_Work instructions:_ Go through the material and pull out every line with the string "this" in it.

Rows from a dataset of charts and code
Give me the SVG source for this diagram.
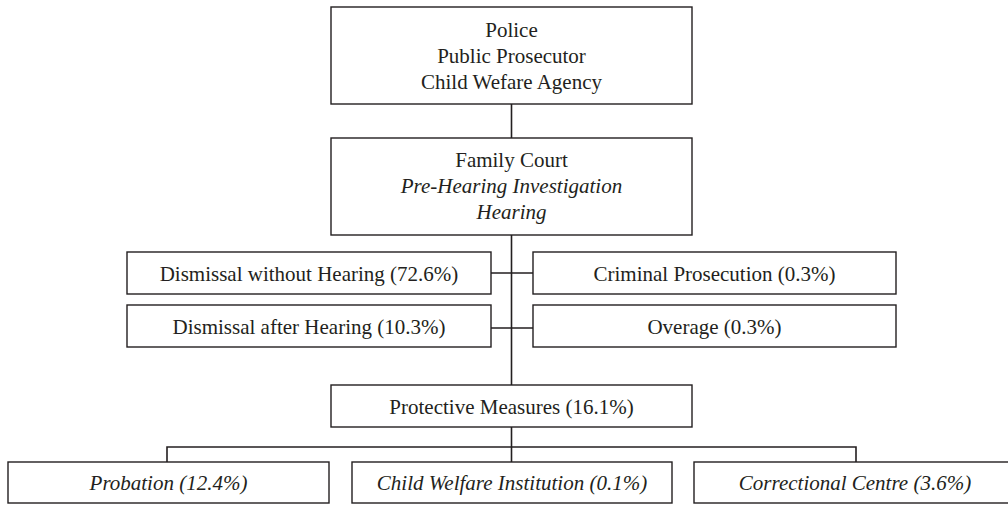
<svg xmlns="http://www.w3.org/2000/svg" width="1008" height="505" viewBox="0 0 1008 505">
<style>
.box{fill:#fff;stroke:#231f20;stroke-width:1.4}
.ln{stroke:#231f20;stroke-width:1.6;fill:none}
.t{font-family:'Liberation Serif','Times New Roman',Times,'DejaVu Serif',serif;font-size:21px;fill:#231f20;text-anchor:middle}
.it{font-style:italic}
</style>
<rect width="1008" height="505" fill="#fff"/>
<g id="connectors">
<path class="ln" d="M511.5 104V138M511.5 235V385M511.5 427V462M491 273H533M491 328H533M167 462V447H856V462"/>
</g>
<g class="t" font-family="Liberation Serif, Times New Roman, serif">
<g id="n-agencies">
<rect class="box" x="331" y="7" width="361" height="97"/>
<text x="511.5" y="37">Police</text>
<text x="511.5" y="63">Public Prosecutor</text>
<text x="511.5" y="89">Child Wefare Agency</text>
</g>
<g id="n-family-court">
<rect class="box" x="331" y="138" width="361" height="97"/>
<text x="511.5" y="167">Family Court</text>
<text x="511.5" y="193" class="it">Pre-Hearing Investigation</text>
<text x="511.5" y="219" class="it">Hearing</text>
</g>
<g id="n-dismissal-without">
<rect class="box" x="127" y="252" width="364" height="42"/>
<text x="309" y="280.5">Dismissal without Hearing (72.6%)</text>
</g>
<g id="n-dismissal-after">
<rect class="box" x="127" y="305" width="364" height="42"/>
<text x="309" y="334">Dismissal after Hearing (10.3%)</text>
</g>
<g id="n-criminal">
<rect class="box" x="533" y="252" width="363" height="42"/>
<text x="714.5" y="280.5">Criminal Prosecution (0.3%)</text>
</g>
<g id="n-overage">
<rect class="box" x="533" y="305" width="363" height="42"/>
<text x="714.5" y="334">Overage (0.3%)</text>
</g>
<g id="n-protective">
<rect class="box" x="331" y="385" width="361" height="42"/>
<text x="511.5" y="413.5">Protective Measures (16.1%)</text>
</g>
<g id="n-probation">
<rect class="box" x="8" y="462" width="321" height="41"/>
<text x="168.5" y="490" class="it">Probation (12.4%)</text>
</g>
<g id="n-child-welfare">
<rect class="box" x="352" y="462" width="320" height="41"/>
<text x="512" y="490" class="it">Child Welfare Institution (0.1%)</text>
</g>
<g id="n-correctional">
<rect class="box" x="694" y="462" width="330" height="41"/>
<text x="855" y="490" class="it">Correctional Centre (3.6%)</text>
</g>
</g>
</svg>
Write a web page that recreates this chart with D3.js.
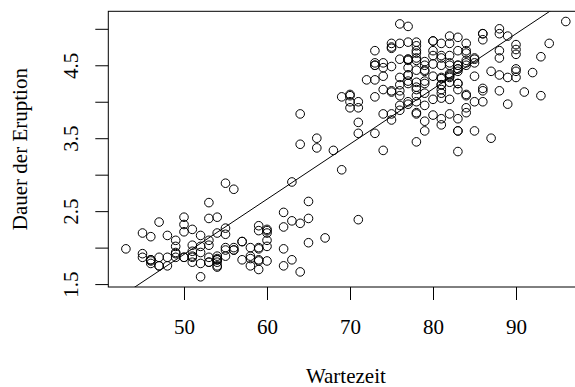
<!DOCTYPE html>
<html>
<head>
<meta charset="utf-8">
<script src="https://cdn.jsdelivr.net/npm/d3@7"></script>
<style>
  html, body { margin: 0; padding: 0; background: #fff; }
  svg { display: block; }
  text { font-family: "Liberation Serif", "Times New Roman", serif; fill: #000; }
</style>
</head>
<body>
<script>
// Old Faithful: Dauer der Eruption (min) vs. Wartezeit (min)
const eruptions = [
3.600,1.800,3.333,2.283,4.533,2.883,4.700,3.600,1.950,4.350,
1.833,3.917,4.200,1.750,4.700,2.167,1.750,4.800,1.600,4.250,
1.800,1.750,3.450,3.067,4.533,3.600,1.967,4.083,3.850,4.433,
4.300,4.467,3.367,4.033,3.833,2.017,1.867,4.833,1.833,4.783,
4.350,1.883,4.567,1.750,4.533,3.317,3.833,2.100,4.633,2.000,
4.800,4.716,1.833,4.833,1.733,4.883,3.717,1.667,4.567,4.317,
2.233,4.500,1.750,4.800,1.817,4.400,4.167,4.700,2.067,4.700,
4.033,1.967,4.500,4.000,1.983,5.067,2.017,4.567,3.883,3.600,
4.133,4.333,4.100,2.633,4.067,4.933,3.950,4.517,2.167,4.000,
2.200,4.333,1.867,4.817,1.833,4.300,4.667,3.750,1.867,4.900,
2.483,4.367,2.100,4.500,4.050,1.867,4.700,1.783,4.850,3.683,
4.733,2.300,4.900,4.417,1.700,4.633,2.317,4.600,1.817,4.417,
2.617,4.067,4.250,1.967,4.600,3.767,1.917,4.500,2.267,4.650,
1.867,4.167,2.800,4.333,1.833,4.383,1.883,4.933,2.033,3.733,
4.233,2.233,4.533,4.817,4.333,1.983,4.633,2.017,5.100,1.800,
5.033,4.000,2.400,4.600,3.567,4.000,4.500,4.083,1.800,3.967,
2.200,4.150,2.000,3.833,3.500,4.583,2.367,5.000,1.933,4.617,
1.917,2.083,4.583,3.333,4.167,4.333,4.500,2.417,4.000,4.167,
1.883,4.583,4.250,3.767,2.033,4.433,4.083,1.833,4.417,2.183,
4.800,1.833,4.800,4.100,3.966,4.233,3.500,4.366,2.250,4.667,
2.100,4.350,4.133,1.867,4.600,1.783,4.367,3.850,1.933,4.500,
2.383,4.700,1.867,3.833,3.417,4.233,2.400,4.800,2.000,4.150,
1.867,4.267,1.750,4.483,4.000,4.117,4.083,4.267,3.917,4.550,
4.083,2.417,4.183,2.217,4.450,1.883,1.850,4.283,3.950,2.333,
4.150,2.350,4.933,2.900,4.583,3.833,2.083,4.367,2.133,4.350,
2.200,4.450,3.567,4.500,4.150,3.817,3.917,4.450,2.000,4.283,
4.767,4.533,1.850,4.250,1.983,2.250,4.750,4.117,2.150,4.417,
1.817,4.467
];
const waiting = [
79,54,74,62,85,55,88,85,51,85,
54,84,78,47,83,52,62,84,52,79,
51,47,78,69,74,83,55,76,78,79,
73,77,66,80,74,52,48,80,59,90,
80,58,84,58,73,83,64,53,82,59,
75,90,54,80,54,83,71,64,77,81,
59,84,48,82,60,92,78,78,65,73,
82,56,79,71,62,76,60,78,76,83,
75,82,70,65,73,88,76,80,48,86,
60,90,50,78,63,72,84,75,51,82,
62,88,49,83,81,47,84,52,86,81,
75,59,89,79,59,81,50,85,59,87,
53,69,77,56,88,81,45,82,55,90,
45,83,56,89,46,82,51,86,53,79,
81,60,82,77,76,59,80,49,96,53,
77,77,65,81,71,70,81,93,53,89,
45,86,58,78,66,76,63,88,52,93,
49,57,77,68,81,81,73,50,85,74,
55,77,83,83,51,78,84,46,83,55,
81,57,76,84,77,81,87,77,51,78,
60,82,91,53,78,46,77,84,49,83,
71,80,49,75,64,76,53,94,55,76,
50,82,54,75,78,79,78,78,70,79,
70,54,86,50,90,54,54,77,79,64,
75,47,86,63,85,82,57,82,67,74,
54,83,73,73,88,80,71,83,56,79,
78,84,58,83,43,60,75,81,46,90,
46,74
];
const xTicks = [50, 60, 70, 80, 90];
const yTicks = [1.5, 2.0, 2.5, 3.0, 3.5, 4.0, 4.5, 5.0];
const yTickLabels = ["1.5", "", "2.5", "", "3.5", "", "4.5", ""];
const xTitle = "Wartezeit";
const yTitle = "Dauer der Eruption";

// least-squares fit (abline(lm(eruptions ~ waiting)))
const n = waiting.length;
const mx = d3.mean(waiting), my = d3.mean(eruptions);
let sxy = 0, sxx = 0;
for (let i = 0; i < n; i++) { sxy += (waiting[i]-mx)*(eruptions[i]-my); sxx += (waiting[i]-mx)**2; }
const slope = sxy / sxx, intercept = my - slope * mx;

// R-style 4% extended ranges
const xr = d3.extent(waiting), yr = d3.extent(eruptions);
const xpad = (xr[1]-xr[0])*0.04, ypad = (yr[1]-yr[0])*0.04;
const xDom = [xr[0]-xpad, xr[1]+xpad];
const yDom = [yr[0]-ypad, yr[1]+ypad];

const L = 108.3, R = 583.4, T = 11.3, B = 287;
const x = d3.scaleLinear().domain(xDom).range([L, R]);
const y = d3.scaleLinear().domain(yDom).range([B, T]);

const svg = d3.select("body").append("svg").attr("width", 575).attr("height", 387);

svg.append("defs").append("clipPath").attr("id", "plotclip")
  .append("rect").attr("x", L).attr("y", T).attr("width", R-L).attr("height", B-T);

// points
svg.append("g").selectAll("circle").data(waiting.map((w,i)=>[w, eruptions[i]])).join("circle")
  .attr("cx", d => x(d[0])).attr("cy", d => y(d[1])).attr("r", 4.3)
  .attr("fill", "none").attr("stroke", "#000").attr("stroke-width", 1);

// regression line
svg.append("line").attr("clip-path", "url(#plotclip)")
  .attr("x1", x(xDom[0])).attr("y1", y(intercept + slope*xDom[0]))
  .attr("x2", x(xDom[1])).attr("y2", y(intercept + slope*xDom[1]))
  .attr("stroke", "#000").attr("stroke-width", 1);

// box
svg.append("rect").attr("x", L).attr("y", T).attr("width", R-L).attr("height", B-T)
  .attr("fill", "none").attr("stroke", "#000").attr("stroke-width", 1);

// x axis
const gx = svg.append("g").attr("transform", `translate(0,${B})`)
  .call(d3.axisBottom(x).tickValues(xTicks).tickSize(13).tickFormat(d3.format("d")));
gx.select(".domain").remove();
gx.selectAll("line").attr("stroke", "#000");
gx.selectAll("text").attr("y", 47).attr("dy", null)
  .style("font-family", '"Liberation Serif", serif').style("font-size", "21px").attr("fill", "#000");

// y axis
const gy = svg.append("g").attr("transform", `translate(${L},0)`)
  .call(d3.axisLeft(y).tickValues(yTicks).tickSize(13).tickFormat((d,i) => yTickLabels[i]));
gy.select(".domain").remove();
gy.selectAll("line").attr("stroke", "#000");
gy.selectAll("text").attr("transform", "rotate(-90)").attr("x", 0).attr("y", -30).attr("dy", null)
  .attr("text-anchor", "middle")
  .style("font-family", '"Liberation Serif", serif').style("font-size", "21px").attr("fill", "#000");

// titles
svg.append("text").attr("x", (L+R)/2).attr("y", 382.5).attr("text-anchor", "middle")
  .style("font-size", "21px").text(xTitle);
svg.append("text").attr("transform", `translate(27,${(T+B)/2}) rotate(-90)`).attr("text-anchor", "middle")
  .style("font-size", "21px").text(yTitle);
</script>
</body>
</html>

_Full response:_
Give me the SVG source for this diagram.
Write a web page that recreates this chart with D3.js.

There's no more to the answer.